In this exercise, the entries below include pictures. Repeat exactly the lines from the line with "Generate a Python" to the line with "series_names = ['Asuinrakennukset', 'Muut", including both, but without the pictures.

*** Supplied records

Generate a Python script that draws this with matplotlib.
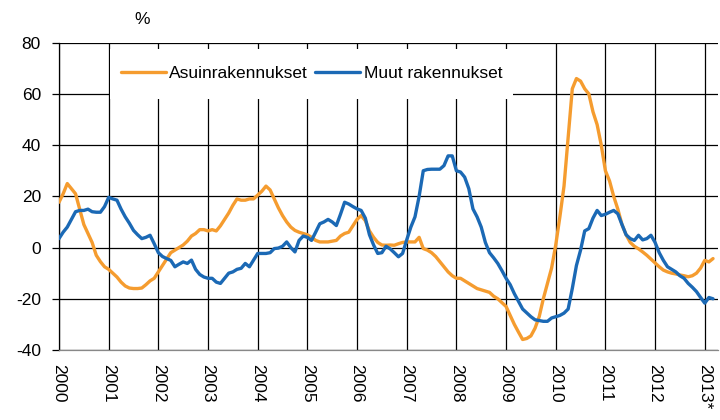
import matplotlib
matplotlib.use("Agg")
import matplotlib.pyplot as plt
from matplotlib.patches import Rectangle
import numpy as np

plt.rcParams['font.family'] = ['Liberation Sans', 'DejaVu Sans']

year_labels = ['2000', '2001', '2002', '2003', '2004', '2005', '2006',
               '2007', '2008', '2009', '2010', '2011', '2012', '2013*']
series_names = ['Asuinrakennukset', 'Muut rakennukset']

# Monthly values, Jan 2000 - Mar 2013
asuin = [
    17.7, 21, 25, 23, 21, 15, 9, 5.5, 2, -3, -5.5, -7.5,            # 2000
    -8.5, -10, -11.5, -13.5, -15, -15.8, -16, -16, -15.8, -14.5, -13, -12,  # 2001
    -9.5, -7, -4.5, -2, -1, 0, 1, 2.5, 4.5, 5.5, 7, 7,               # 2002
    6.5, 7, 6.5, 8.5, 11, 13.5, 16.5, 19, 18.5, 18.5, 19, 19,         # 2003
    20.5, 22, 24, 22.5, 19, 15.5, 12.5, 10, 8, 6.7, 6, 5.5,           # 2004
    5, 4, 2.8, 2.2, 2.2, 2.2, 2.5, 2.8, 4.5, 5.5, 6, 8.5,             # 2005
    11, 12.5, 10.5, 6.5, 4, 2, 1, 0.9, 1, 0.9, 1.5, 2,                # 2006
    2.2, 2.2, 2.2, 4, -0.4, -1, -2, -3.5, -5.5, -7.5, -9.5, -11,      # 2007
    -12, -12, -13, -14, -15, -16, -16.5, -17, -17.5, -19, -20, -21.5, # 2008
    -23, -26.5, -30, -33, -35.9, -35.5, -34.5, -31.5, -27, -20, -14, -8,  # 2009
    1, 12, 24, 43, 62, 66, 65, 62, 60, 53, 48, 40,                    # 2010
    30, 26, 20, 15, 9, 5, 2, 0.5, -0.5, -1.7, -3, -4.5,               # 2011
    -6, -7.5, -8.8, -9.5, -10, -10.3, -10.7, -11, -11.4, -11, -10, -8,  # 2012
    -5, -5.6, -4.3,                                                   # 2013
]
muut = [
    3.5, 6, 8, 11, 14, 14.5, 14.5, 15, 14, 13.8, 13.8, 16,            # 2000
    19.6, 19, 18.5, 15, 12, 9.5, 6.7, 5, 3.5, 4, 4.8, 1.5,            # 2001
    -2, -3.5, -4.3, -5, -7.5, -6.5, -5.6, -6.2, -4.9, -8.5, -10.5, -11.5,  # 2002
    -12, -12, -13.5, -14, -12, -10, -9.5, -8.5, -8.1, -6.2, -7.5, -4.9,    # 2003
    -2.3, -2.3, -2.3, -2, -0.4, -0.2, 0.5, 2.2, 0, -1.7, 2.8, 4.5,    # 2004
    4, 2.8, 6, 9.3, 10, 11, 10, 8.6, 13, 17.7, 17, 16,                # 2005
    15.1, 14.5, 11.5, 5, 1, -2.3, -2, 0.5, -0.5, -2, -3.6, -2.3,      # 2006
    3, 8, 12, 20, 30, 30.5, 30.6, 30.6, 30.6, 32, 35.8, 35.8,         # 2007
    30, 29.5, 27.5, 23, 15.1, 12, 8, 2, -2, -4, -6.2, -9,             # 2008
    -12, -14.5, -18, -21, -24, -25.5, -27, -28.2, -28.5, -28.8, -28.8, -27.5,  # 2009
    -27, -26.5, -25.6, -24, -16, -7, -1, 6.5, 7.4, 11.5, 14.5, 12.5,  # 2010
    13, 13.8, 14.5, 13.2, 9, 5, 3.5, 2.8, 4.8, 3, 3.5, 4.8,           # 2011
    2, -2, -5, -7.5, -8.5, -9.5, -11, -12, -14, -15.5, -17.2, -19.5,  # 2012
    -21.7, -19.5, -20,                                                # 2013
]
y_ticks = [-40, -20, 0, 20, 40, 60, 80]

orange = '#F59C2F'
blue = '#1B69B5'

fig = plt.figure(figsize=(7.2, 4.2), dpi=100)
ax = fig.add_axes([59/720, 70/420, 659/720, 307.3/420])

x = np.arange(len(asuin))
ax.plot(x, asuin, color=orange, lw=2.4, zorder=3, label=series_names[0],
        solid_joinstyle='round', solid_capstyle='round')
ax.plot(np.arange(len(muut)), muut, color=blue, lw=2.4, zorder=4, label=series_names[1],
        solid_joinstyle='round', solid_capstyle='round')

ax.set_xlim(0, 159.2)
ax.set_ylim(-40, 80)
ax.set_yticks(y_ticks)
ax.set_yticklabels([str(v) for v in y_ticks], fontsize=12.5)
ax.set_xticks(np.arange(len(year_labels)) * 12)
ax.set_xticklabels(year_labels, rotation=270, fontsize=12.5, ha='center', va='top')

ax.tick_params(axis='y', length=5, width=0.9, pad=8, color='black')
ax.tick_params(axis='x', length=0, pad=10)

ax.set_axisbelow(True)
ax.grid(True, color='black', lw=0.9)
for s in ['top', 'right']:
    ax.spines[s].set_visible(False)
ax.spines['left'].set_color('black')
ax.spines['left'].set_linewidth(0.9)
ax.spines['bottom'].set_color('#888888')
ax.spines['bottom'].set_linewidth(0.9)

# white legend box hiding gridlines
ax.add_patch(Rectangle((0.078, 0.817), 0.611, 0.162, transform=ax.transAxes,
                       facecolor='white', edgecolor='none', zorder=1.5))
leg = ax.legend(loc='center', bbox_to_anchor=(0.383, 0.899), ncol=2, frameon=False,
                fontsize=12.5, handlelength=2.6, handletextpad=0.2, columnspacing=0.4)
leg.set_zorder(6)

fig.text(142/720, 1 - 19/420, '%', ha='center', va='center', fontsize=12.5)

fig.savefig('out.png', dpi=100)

******
*** Supplied records

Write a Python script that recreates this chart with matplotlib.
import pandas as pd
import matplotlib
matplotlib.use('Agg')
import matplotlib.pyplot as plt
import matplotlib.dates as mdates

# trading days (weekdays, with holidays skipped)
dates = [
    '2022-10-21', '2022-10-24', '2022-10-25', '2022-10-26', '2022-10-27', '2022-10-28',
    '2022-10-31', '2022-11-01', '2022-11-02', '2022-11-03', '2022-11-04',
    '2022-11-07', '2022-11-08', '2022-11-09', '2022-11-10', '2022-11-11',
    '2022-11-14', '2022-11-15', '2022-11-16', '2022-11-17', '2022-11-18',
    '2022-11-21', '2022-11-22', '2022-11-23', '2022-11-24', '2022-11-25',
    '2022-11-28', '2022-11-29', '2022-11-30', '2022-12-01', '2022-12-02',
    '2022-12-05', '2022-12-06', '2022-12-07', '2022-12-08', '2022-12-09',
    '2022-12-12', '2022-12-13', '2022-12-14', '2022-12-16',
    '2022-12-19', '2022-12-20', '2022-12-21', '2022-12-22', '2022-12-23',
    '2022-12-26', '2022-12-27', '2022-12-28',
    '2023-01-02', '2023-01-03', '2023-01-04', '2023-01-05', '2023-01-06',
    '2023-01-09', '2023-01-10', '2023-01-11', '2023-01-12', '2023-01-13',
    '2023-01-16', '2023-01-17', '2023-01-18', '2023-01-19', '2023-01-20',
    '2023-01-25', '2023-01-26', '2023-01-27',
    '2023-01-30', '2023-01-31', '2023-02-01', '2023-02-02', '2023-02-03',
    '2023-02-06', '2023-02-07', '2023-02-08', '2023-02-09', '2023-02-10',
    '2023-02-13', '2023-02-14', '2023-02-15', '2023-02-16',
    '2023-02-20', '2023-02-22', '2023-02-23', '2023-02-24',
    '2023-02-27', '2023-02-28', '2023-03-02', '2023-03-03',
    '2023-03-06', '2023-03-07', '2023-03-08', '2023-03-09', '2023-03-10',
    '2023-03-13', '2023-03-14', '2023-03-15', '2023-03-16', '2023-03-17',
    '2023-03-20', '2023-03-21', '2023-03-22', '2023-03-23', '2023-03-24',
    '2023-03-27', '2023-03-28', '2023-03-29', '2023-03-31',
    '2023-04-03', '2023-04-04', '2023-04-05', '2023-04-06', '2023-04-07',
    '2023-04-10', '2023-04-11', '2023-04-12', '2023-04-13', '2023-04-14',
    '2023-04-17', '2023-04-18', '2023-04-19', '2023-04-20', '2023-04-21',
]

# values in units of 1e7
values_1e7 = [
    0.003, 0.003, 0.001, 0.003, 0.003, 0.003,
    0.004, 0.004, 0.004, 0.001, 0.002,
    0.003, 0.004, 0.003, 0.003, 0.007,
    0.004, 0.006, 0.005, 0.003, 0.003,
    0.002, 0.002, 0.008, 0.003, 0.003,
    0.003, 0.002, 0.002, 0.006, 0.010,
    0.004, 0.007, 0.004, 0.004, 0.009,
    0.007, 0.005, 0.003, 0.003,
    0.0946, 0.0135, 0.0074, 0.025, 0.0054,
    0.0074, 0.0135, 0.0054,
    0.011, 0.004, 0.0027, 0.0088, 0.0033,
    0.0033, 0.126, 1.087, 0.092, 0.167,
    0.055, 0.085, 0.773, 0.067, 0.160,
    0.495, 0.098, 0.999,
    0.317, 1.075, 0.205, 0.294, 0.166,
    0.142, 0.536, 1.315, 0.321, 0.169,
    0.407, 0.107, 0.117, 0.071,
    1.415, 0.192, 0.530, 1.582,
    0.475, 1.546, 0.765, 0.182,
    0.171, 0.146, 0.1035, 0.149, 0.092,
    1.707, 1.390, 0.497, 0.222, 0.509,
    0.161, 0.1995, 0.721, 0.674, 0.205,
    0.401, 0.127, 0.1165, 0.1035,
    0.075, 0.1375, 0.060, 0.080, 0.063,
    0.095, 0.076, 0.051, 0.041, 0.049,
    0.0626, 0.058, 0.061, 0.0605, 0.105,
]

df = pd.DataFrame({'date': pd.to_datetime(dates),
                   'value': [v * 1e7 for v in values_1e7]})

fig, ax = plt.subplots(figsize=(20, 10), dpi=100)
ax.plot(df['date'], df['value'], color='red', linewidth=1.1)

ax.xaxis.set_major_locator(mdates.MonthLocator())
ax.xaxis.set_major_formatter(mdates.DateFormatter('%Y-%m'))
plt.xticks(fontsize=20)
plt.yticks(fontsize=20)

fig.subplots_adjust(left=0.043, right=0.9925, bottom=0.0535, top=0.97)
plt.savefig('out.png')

******

Full output:
Generate a Python script that draws this with matplotlib.
import matplotlib
matplotlib.use("Agg")
import matplotlib.pyplot as plt
from matplotlib.patches import Rectangle
import numpy as np

plt.rcParams['font.family'] = ['Liberation Sans', 'DejaVu Sans']

year_labels = ['2000', '2001', '2002', '2003', '2004', '2005', '2006',
               '2007', '2008', '2009', '2010', '2011', '2012', '2013*']
series_names = ['Asuinrakennukset', 'Muut rakennukset']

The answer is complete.